When James, flanked by Dwyane Wade and Chris Bosh in a flashy introduction ceremony, audaciously declared the Heat would win “not one, not two, not three . . .” titles, the Heat, far from being adored, instantly became abhorred.
It cast James into an uncomfortable role as villain.
“I told you guys over and over and over, I was playing to prove people wrong last year,” James said. “People would say I was selfish and that got to me. That got to me a lot because I know that this is a team game. All last year I tried to prove people wrong, prove you guys wrong it wasn’t me. At the end of the day, I was basically fighting against myself.”
A day earlier, an unusually reflective James described his behavior during last year’s Finals, when he said his critics would have to wake up the next day and have the same lives they had before they woke up, as immature.
After winning his first title, James said his experience in losing to Dallas a year ago was the best thing that ever happened to him.
“It humbled me,” James said. “I knew what it was going to have to take, and I was going to have to change as a basketball player and I was going to have to change as a person to get what I wanted. You know, it happened just one year later.”
James was not the only member of the Big Three to count this as a seminal moment. Bosh acknowledged that he had been haunted by the memory of last year’s Finals, when he sank to his knees in a hallway and burst into tears, a scene that was captured by cameras.
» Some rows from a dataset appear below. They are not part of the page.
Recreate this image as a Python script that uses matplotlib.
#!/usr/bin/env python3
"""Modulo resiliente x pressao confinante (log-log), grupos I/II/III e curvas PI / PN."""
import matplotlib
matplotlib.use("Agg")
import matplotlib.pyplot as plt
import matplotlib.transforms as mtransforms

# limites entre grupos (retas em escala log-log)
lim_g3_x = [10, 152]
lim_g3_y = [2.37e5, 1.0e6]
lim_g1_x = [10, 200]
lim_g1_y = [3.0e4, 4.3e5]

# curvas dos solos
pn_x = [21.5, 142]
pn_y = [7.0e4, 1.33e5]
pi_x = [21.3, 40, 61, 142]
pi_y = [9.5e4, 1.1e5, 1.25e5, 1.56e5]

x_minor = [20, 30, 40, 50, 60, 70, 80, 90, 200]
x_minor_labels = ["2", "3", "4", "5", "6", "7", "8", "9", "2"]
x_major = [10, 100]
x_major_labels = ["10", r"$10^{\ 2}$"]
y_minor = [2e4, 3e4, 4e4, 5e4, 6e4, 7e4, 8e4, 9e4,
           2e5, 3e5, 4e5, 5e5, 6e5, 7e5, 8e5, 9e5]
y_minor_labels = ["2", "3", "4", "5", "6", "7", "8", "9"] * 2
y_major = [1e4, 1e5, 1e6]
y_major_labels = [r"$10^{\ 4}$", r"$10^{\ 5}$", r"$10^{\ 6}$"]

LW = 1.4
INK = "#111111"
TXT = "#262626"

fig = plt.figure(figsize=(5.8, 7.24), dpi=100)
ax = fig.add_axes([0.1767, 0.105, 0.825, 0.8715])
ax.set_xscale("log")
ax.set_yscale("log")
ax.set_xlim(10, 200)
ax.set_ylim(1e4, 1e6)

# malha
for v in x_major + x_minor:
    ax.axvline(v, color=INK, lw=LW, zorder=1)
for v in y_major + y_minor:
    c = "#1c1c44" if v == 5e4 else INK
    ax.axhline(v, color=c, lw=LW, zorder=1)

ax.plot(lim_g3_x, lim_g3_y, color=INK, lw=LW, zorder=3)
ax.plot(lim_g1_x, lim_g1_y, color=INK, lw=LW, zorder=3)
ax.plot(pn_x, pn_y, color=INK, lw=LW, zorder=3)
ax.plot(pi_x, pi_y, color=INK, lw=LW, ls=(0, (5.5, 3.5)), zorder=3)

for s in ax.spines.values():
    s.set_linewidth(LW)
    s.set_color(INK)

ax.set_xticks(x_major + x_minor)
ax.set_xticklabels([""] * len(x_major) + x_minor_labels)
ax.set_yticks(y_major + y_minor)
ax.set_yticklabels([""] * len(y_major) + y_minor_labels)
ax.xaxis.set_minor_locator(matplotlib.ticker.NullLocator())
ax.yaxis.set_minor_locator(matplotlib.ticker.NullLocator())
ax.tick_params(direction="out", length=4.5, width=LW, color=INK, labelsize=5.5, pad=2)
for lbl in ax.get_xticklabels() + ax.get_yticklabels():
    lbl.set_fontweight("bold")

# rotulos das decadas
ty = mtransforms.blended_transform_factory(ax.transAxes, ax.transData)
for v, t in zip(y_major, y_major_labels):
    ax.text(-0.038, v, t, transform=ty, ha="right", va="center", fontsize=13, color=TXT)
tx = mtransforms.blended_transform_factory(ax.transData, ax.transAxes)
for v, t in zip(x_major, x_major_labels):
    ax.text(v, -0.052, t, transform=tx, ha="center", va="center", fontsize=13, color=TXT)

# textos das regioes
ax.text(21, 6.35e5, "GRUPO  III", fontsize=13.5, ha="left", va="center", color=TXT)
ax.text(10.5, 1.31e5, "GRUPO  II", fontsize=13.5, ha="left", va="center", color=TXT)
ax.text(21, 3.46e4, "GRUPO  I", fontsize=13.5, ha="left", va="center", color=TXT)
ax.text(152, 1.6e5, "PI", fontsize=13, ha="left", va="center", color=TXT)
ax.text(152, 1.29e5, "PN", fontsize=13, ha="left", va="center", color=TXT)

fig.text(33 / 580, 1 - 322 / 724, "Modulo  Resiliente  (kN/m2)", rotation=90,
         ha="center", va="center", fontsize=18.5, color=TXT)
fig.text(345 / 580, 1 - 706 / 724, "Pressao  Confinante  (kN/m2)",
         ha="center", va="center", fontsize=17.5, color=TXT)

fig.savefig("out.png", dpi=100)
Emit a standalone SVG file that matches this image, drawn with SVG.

“It was just erasing all those memories, getting that bad taste out of my mouth,” Bosh said. “I live with that every time I walk down that hall. But I think it was good for me in the long run, because I could watch every single day and what we had to go through and what I had to go through. So any time that I was thinking about just taking a play off or taking some time off or not working that day, doing the easy thing, I thought about that moment.”
For Wade, whom Bosh and James had joined as free agents, the title carried a different meaning. He had already won a title in 2006, but at age 30 now, he had suffered through a 15-win season, injuries and turmoil in his private life with a bitter divorce and fierce custody battle for his two sons.
His ex-wife was arrested Sunday when she would not relinquish their two boys to visit Wade on Father’s Day. On Thursday night, Wade bestowed a pregame hug on them.
“That 15-win season, professionally, hurt – laughingstock of the league,” Wade said. “But what I dealt with personally was indescribable in a sense. I’m blessed, I’m lucky to be put in the position I am. I’m going to enjoy this one a lot more than I enjoyed 2006.”
Yet for all the talk about what the Heat had learned from last season, their title run did not always feel like a fait accompli. Bosh missed three weeks of the playoffs with an abdominal injury, and the Heat trailed both Indiana and Boston in their previous series, and dropped the opener to Oklahoma City.
If James’ spectacular performance at Boston in Game 6 of the Eastern Conference finals, with the Heat staving off elimination, seemed to be a transformative moment, then Thursday night’s clincher carried an air of inevitability over the previous 48 hours – from the moment the Heat won Game 4, with James suffering from cramps that allowed him to hit the go-ahead 3-pointer but not to finish the game.
How could it not be when Mike Miller, who had not made a 3-pointer in the series, came off the bench to make 7 of 8, scoring 23 points to reprise the role of unexpected scorer that Shane Battier and Mario Chalmers had filled earlier?
The Heat burst away midway through the third quarter, tearing apart the Thunder’s indifferent defense with a searing 19-1 run that stretched their lead to 90-65. Even Derek Fisher’s flagrant foul of James could not stop him, or the Heat.
When James went to the bench for the last time, it was with 26 points, 13 assists, 11 rebounds and much more.
He has studied all the great players, knowing that it took others, like Michael Jordan, Isiah Thomas and Dirk Nowitzki many years – and many failures – to win a title. But they were not on the cover of Sports Illustrated when they were in high school, or the face of a franchise when they were teenagers.
“Everything that came with it, I had to deal with and I had to learn through it,” James said. “No one had [gone] through that journey so I had to learn on my own. All the ups and downs, everything that came along with it, I had to basically figure it out on my own.”
As he stood up to leave, James places his palm on top of the gleaming golden basketball atop the Larry O’Brien Trophy.
“Hey man, I’m an NBA champion,” he said, admiring the trophy and also the reflection.